Research institution in Dehradun, India

Wadia Institute of Himalayan Geology, Dehradun is an autonomous Natural Resources research institute for the study of Geology of the Himalaya under the Department of Science and Technology, Ministry of Science and Technology, Government of India. It was established in June 1968 in the Botany Department, Delhi University, the Institute was shifted to Dehradun, Uttarakhand during April 1976.
The institute also has three field search stations, at Naddi-Dharamshala, Dokriani Bamak Glacier Station and at Itanagar in Arunachal Pradesh.

==History==
The institute has its origins in department of Geology at University of Delhi, after being shifted to Dehradun it was initially named as the Institute of Himalayan Geology, renamed in 1976 as the Wadia Institute of Himalayan Geology in memory of its founder, late Prof.

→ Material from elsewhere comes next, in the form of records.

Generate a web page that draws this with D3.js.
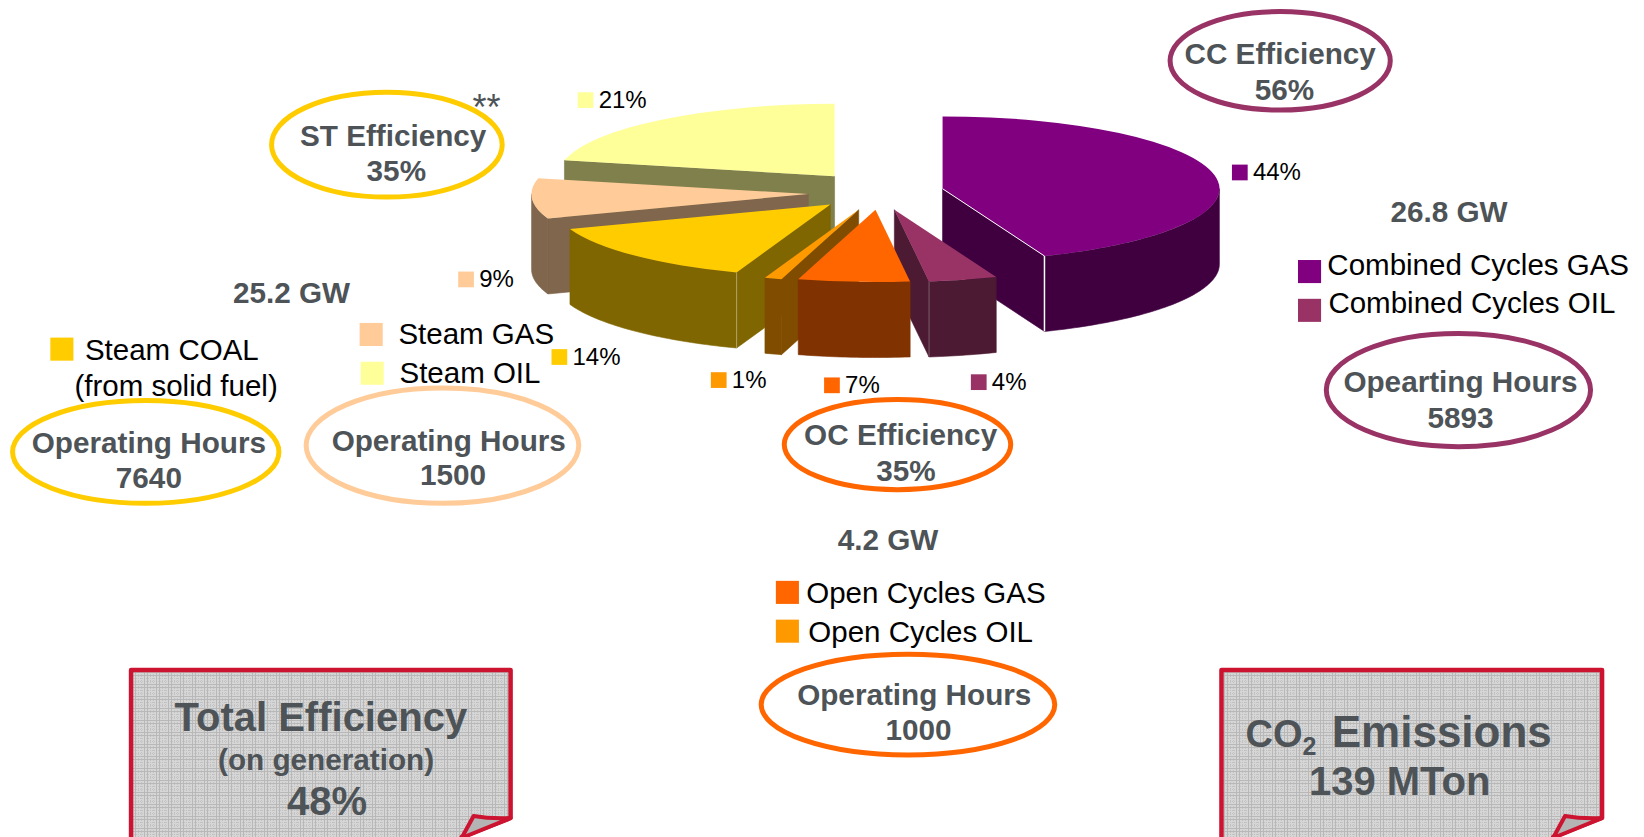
<!DOCTYPE html>
<html>
<head>
<meta charset="utf-8">
<script src="https://cdn.jsdelivr.net/npm/d3@7"></script>
<style>
html, body { margin: 0; background: #fff; overflow: hidden; }
svg { display: block; }
text { font-family: "Liberation Sans", Arial, sans-serif; }
</style>
</head>
<body>
<svg></svg>
<script>
var width = 1644
var height = 837

// pie data, clockwise from 12 o'clock
var categories = ["Combined Cycles GAS", "Combined Cycles OIL", "Open Cycles GAS", "Open Cycles OIL", "Steam COAL", "Steam GAS", "Steam OIL"]
var shares = [44, 4, 6.5, 1, 14, 9, 21.5]
var shareLabels = ["44%", "4%", "7%", "1%", "14%", "9%", "21%"]

var topColors = ["#800080", "#993366", "#ff6600", "#ff9900", "#ffcc00", "#ffcc99", "#ffff99"]
var sideColors = ["#40003f", "#4c1a33", "#803300", "#804d00", "#806600", "#80664d", "#80804d"]

// where each exploded slice has its apex, and where its label sits (reference px)
var apexX = [899, 853, 835, 819, 792, 771, 796]
var apexY = [180, 200, 200, 200, 195, 185, 168]
var labelX = [1175, 926, 786, 678, 526, 437, 551]
var labelY = [157, 357, 360, 355, 333, 259, 88]

// the reference was measured at 1568 wide
var s = d3.scaleLinear().domain([0, 1568]).range([0, width])

var radiusX = d3.scaleLinear().domain([-1, 1]).range([s(-264), s(264)])
var radiusY = d3.scaleLinear().domain([-1, 1]).range([s(-69), s(69)])
var depth = s(72)

var svg = d3.select("svg").attr("width", width).attr("height", height)

var defs = svg.append("defs")
var weave = defs.append("pattern")
    .attr("id", "weave")
    .attr("patternUnits", "userSpaceOnUse")
    .attr("width", 12)
    .attr("height", 12)
weave.append("rect").attr("width", 12).attr("height", 12).attr("fill", "#d6d6d6")
weave.append("path")
    .attr("d", "M0 6.5H12M0 9.5H12M6.5 0V12M9.5 0V12")
    .attr("stroke", "#c2c2c2")
    .attr("stroke-dasharray", "1 1")
weave.append("path")
    .attr("d", "M0 .5H12M0 3.5H12M.5 0V12M3.5 0V12")
    .attr("stroke", "#b8b8b8")

var arcs = d3.pie().sort(null).value(d => d)(shares)

var topArc = d3.arc().innerRadius(0).outerRadius(1)

function px(a) { return radiusX(Math.sin(a)) }
function py(a) { return radiusY(-Math.cos(a)) }

// pull the angle list along the rim for one wall
function rim(a0, a1) {
    var n = Math.max(2, Math.ceil((a1 - a0) / 0.02))
    return d3.range(n + 1).map(i => a0 + (a1 - a0) * i / n)
}

var wallArea = d3.area()
    .x(a => px(a))
    .y0(a => py(a))
    .y1(a => py(a) + depth)

// paint back to front, the open cycles wedge sits over its neighbours
var order = [6, 5, 4, 3, 0, 1, 2]

var slices = svg.append("g")
    .selectAll("g")
    .data(order)
    .enter()
    .append("g")
    .attr("transform", i => `translate(${s(apexX[i])}, ${s(apexY[i])})`)

function radialFace(a) {
    return `M0,0 L${px(a)},${py(a)} L${px(a)},${py(a) + depth} L0,${depth} Z`
}

// a cut face shows when it looks toward the viewer
slices.append("path")
    .attr("d", i => {
        var a = arcs[i]
        var d = ""
        if (Math.sin(a.startAngle) < -1e-6) d += radialFace(a.startAngle)
        if (Math.sin(a.endAngle) > 1e-6) d += radialFace(a.endAngle)
        return d
    })
    .attr("fill", i => sideColors[i])
    .attr("stroke", i => sideColors[i])
    .attr("stroke-width", 0.6)

slices.append("path")
    .attr("d", i => {
        var a = arcs[i]
        var from = Math.max(a.startAngle, Math.PI / 2)
        var to = Math.min(a.endAngle, Math.PI * 1.5)
        return to > from ? wallArea(rim(from, to)) : ""
    })
    .attr("fill", i => sideColors[i])
    .attr("stroke", i => sideColors[i])
    .attr("stroke-width", 0.6)

// edge where cut face meets the rim
var edgeColors = { 0: "#fff", 1: "#7d5a6c", 4: "#b3a366" }

slices.append("path")
    .attr("d", i => {
        var a = arcs[i]
        var e = i < 2 ? a.endAngle : a.startAngle
        return edgeColors[i]
            ? `M${px(e)},${py(e)} V${py(e) + depth}`
            : ""
    })
    .attr("stroke", i => edgeColors[i] || "none")
    .attr("stroke-width", i => i === 0 ? 1.5 : 1)
    .attr("fill", "none")

slices.append("path")
    .attr("d", i => topArc(arcs[i]))
    .attr("transform", `scale(${radiusX(1)}, ${radiusY(1)})`)
    .attr("fill", i => topColors[i])

// thin white seam under the big slice
slices.filter(i => i === 0)
    .append("path")
    .attr("d", i => {
        var a = arcs[i].endAngle
        return `M0,0 L${px(a)},${py(a)}`
    })
    .attr("stroke", "#fff")
    .attr("fill", "none")

// data labels with their colour chips
var chips = svg.append("g")
    .selectAll("g")
    .data(shareLabels)
    .enter()
    .append("g")

chips.append("rect")
    .attr("x", (d, i) => s(labelX[i]))
    .attr("y", (d, i) => s(labelY[i]))
    .attr("width", s(15))
    .attr("height", s(15))
    .attr("fill", (d, i) => topColors[i])

chips.append("text")
    .attr("x", (d, i) => s(labelX[i] + 20))
    .attr("y", (d, i) => s(labelY[i] + 15))
    .attr("font-size", 24)
    .attr("fill", "#000")
    .text(d => d)

// capacity legends
var legendX = [1238, 1238, 740, 740, 48, 343, 344]
var legendY = [248, 285, 554, 591, 322, 308, 345]
var legendTextX = [1266, 1267, 769, 771, 81, 380, 381]
var legendTextY = [262, 299, 575, 612, 343, 328, 365]

svg.append("g")
    .selectAll("rect")
    .data(categories)
    .enter()
    .append("rect")
    .attr("x", (d, i) => s(legendX[i]))
    .attr("y", (d, i) => s(legendY[i]))
    .attr("width", s(22))
    .attr("height", s(22))
    .attr("fill", (d, i) => topColors[i])

svg.append("g")
    .selectAll("text")
    .data(categories)
    .enter()
    .append("text")
    .attr("x", (d, i) => s(legendTextX[i]))
    .attr("y", (d, i) => s(legendTextY[i]))
    .attr("font-size", 29.5)
    .attr("fill", "#000")
    .text(d => d)

svg.append("text")
    .attr("x", s(71))
    .attr("y", s(378))
    .attr("font-size", 29.5)
    .attr("fill", "#000")
    .text("(from solid fuel)")

// ellipses round the efficiency and hours notes
var rings = [
    { cx: 1221, cy: 58, rx: 105, ry: 47, color: "#993366" },
    { cx: 369, cy: 138, rx: 110, ry: 50, color: "#ffcc00" },
    { cx: 139, cy: 431, rx: 127, ry: 49, color: "#ffcc00" },
    { cx: 422, cy: 425, rx: 130, ry: 55, color: "#ffcc99" },
    { cx: 856, cy: 424, rx: 108, ry: 43, color: "#ff6600" },
    { cx: 1391, cy: 372, rx: 126, ry: 54, color: "#993366" },
    { cx: 866, cy: 672, rx: 140, ry: 48, color: "#ff6600" }
]

svg.append("g")
    .selectAll("ellipse")
    .data(rings)
    .enter()
    .append("ellipse")
    .attr("cx", d => s(d.cx))
    .attr("cy", d => s(d.cy))
    .attr("rx", d => s(d.rx))
    .attr("ry", d => s(d.ry))
    .attr("fill", "none")
    .attr("stroke", d => d.color)
    .attr("stroke-width", 5)

// note cards, cut off by the bottom of the page
var cards = [
    { left: 125, right: 487 },
    { left: 1165, right: 1528 }
]

var card = svg.append("g").selectAll("g").data(cards).enter().append("g")

card.append("path")
    .attr("d", d => {
        var l = s(d.left), r = s(d.right), t = 670
        return `M${l},${height + 6} L${l},${t} L${r},${t} L${r},818 L${r - 49},837 L${r - 49},${height + 6} Z`
    })
    .attr("fill", "url(#weave)")
    .attr("stroke", "#cc1430")
    .attr("stroke-width", 4.5)
    .attr("stroke-linejoin", "round")

card.append("path")
    .attr("d", d => {
        var r = s(d.right)
        return `M${r - 49},838 L${r - 37},816 Q${r - 20},819 ${r},818 Z`
    })
    .attr("fill", "#b4b4b4")
    .attr("stroke", "#cc1430")
    .attr("stroke-width", 4)
    .attr("stroke-linejoin", "round")

// bold grey notes
var notes = [
    ["CC Efficiency", 1221, 61, 29.7],
    ["56%", 1225, 95, 29.7],
    ["ST Efficiency", 375, 139, 29.7],
    ["35%", 378, 173, 29.7],
    ["26.8 GW", 1382, 212, 29.7],
    ["Opearting Hours", 1393, 374, 29.7],
    ["5893", 1393, 408, 29.7],
    ["25.2 GW", 278, 289, 29.7],
    ["Operating Hours", 142, 432, 29.7],
    ["7640", 142, 465, 29.7],
    ["Operating Hours", 428, 430, 29.7],
    ["1500", 432, 463, 29.7],
    ["OC Efficiency", 859, 424, 29.7],
    ["35%", 864, 459, 29.7],
    ["4.2 GW", 847, 525, 29.7],
    ["Operating Hours", 872, 672, 29.7],
    ["1000", 876, 706, 29.7],
    ["Total Efficiency", 306, 697, 40],
    ["(on generation)", 311, 734, 29.7],
    ["48%", 312, 777, 40],
    ["139 MTon", 1335, 758, 40]
]

svg.append("g")
    .selectAll("text")
    .data(notes)
    .enter()
    .append("text")
    .attr("x", d => s(d[1]))
    .attr("y", d => s(d[2]))
    .attr("font-size", d => d[3])
    .attr("font-weight", "bold")
    .attr("fill", "#4d5357")
    .style("text-anchor", "middle")
    .text(d => d[0])

var co2 = svg.append("text")
    .attr("x", s(1188))
    .attr("y", s(712))
    .attr("font-size", 44)
    .attr("font-weight", "bold")
    .attr("fill", "#4d5357")
co2.append("tspan").attr("font-size", 38).text("CO")
co2.append("tspan").attr("font-size", 25).attr("dy", 8).text("2")
co2.append("tspan").attr("dy", -8).attr("dx", 3).text(" Emissions")

svg.append("text")
    .attr("x", s(464))
    .attr("y", s(114))
    .attr("font-size", 36)
    .attr("fill", "#4d5357")
    .style("text-anchor", "middle")
    .text("**")
</script>
</body>
</html>
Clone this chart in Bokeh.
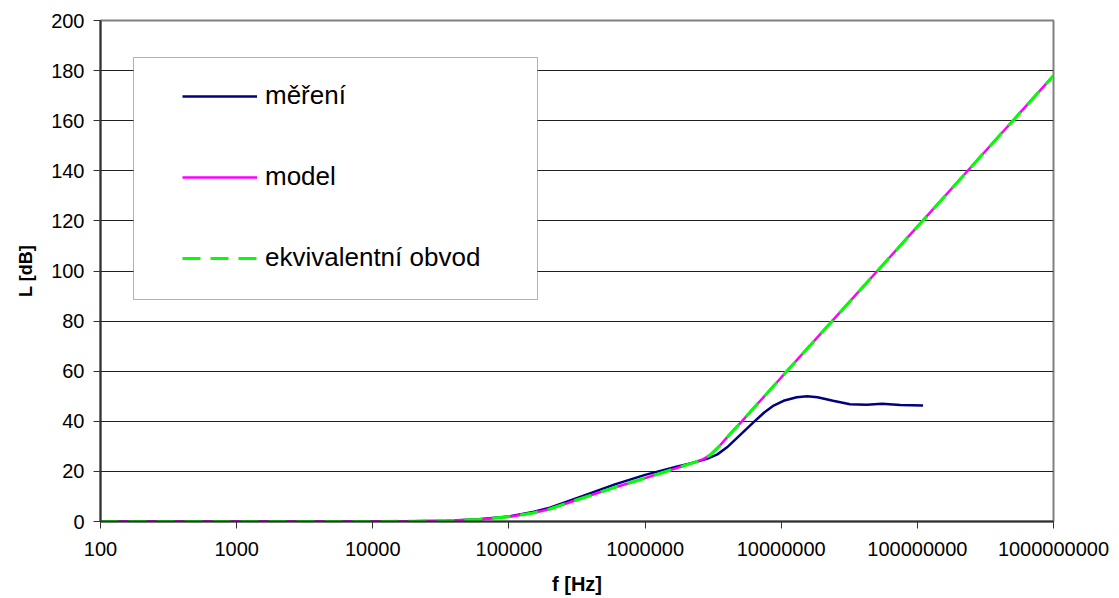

Darashaw Nosherwan Wadia (F.R.S. and National Professor), in honor to his contributions to the geology of the Himalayas. During the last quarter century the Institute has grown as a center of excellence in the field Himalayan Geology and is recognise as a National Laboratory of international repute with advanced laboratories and other infrastructural facilities for undertaking higher level of research in the country. The institute is involved in both basic and applied research to unravel the Geodynamics of the mighty Himalaya, which covers a wide spectrum of Geoscientific disciplines: petrology, geochemistry, structural geology, geophysics, sedimentology, biostratigraphy, earthquake geology, geomorphology, environment & engineering geology, quaternary geology, hydrology, glaciology, etc.

==S. P. Nautiyal Museum==
S. P. Nautiyal Museum is housed in the Wadia Institute of Himalayan Geology in Dehradun. The museum offers a glimpse of the mighty Himalaya; its origin, evolution in time and space, natural resources, life in the geological past, earthquakes and environmental aspects. Basic objective in organizing the museum is to educate students and general public as well as to highlight the Institute activities. The museum is very popular among children and tourists and is a center of attraction of large number of student visitors from different universities, local schools general public as well as international visitors. Students in large groups from different schools, universities, colleges and from other institutions visited the Museum and guided tours were provided to them. A relief model of the Himalaya and paintings depicting the impact of human activities on the environment displayed in the Museum remained a point of attraction for the visitors. Also, over the years visitors from US, Austria, U.K, Ukraine, Thailand, Australia, England, Japan, Nepal, France, Russia, Moscow, Israel and Canada visited the Museum.

==Center for Glaciology==
The Centre for Himalayan Glaciology was inaugurated by the Hon'ble Minister for Science and Technology and Earth Sciences, Shri Prithviraj Chavan on 4 July 2009 in the benign presence of the Secretary, DST, Dr. T. Ramasami and Joint Secretary, Shri Sanjiv Nair.
The primary mission of the Centre is to "Mount a coordinated research initiative on Himalayan glaciology to understand the factors controlling the effects of climate on glaciers in order to develop strategies for climate change adaptability for sustained growth of society". In addition, the Centre shall take up programmes of capacity building in this very specialized field, which will eventually nurture the independent Indian Institute of Glaciology. But, in August 2020 Government merged all the activities with Institute.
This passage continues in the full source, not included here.